_WHAT TO DO_
Output the lines from the top of the entries below to the line with "matplotlib.rcParams.update(params)", both included, exactly and without pictures.

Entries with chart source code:
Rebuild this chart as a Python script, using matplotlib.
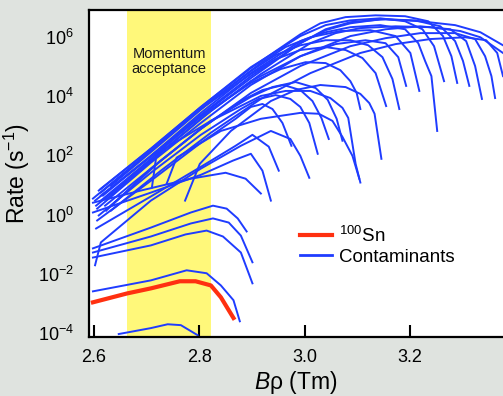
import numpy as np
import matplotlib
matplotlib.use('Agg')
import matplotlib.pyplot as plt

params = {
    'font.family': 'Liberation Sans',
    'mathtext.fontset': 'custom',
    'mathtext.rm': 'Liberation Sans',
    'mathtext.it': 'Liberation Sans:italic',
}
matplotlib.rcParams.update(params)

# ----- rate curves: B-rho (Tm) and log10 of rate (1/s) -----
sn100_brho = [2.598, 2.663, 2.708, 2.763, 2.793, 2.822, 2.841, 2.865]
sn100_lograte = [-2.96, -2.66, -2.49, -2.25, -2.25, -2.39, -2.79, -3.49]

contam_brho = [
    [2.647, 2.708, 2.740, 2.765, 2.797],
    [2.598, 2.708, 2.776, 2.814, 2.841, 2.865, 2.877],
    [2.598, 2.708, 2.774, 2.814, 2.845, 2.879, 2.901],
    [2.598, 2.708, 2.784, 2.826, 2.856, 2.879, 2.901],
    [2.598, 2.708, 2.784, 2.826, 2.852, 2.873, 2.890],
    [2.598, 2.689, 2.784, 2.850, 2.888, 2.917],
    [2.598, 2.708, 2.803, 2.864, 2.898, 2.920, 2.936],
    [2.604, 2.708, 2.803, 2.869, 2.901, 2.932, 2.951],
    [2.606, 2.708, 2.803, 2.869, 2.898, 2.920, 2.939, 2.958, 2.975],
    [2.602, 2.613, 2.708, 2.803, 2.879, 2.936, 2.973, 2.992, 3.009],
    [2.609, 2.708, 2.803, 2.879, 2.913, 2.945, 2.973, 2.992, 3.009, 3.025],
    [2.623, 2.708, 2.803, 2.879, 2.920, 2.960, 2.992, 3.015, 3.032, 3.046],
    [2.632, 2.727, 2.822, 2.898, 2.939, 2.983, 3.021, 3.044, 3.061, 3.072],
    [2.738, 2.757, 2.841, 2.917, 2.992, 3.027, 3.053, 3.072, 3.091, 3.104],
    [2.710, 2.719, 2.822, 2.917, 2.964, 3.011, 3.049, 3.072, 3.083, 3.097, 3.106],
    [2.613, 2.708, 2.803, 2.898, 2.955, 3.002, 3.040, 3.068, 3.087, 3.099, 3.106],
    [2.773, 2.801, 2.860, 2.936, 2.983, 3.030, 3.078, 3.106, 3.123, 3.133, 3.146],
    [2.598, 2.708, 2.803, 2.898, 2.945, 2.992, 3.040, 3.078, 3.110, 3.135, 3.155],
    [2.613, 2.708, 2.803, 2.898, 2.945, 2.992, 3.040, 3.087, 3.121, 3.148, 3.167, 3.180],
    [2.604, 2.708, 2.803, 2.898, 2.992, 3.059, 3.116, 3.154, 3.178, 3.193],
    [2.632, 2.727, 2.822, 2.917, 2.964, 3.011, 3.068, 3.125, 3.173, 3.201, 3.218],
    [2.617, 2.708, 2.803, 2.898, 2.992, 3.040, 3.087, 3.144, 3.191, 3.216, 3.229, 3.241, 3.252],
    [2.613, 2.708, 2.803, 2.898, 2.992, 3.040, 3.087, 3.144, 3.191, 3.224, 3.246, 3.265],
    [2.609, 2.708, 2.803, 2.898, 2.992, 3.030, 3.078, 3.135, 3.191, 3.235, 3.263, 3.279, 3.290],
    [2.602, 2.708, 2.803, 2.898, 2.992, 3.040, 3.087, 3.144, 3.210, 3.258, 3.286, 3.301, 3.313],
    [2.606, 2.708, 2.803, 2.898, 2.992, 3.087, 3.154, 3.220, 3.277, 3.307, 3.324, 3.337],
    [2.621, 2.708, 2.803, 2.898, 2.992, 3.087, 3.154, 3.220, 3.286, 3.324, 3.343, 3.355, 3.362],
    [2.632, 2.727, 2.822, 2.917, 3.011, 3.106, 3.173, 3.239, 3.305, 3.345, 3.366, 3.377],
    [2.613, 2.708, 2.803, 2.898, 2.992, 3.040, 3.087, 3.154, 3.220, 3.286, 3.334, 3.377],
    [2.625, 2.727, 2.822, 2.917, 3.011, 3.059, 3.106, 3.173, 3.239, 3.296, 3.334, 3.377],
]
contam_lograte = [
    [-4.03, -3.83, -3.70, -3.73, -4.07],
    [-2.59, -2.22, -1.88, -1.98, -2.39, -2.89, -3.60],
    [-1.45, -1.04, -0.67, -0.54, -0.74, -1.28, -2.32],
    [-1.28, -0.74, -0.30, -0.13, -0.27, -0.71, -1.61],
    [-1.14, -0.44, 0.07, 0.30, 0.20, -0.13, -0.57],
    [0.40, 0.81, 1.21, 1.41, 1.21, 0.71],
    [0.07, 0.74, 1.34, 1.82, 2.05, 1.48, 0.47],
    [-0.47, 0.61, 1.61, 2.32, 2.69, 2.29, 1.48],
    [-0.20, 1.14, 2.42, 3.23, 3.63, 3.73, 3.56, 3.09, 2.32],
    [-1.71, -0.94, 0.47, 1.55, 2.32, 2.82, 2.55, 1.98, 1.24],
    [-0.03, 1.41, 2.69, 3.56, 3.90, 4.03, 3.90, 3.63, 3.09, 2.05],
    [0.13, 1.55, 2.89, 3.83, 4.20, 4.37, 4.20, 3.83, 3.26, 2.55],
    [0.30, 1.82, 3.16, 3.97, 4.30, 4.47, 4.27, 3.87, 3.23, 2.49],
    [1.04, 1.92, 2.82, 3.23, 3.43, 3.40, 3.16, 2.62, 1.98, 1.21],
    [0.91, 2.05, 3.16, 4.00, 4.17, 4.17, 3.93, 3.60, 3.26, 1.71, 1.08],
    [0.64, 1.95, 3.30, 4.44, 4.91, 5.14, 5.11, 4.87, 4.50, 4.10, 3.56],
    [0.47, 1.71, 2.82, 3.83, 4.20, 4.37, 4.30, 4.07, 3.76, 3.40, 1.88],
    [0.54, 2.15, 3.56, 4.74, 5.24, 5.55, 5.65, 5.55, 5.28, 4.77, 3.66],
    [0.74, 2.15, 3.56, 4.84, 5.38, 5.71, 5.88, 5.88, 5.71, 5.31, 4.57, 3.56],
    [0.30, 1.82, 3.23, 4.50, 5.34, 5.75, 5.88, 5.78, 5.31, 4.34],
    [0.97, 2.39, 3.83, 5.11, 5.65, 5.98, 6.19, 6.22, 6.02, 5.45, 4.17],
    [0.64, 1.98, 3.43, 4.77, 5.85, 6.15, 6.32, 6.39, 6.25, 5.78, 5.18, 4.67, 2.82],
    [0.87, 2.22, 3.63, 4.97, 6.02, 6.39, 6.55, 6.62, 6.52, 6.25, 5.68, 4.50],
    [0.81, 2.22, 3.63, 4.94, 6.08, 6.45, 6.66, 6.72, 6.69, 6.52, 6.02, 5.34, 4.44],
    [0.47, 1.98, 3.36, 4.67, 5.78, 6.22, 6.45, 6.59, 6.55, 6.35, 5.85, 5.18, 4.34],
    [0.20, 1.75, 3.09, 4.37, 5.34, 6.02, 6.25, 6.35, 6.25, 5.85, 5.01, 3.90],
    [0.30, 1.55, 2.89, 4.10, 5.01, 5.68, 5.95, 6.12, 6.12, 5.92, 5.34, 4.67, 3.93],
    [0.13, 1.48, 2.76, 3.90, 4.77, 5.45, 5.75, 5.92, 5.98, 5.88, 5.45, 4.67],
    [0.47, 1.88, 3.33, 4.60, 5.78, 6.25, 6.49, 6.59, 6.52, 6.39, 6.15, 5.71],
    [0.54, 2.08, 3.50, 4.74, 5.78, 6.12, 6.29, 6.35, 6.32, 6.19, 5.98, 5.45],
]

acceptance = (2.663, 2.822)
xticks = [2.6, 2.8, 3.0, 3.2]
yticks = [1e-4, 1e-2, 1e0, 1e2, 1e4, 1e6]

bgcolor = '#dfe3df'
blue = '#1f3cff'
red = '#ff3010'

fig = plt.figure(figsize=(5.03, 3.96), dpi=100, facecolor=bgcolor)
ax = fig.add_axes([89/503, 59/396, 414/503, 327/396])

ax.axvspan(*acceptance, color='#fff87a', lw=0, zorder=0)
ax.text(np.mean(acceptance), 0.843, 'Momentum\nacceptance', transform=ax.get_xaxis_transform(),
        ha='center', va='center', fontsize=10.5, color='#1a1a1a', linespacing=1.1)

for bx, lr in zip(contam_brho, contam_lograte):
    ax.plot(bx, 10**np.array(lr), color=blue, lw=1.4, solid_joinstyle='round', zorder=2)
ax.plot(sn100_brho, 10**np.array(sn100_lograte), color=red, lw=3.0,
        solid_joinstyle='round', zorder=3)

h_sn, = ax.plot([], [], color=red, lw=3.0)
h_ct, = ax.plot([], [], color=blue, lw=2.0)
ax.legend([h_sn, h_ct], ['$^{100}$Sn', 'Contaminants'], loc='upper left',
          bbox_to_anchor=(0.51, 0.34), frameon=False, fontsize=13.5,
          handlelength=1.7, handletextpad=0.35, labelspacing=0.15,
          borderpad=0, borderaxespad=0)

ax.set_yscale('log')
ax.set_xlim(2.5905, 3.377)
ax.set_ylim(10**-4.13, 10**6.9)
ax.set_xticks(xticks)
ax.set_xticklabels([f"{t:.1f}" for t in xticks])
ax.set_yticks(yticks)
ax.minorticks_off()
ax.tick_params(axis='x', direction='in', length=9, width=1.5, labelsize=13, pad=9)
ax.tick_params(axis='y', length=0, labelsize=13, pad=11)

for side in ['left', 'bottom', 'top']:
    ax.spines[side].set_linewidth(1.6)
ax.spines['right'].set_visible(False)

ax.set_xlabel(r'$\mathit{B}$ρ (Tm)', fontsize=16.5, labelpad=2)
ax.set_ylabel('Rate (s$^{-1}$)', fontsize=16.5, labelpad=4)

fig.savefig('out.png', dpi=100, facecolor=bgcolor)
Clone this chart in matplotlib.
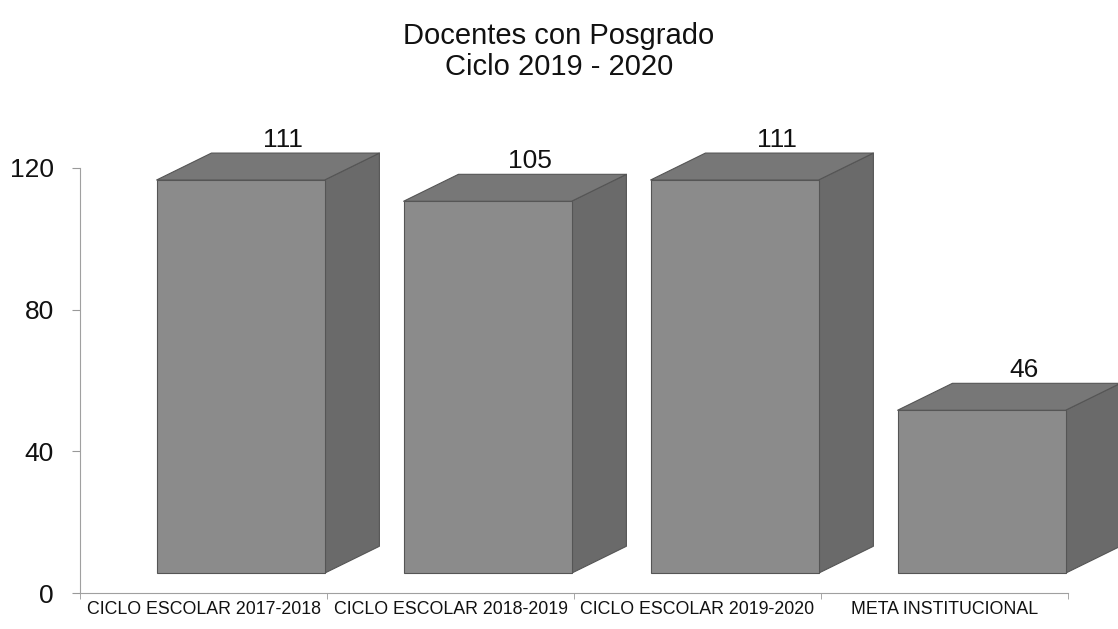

_WRITTEN ANSWER_
Rebuild this chart as a Python script, using matplotlib.
import numpy as np
import matplotlib
matplotlib.use('Agg')
import matplotlib.pyplot as plt

params = {
    'font.family': 'Liberation Sans',
    'mathtext.fontset': 'custom',
    'mathtext.rm': 'Liberation Sans',
    'mathtext.it': 'Liberation Sans:italic',
}
matplotlib.rcParams.update(params)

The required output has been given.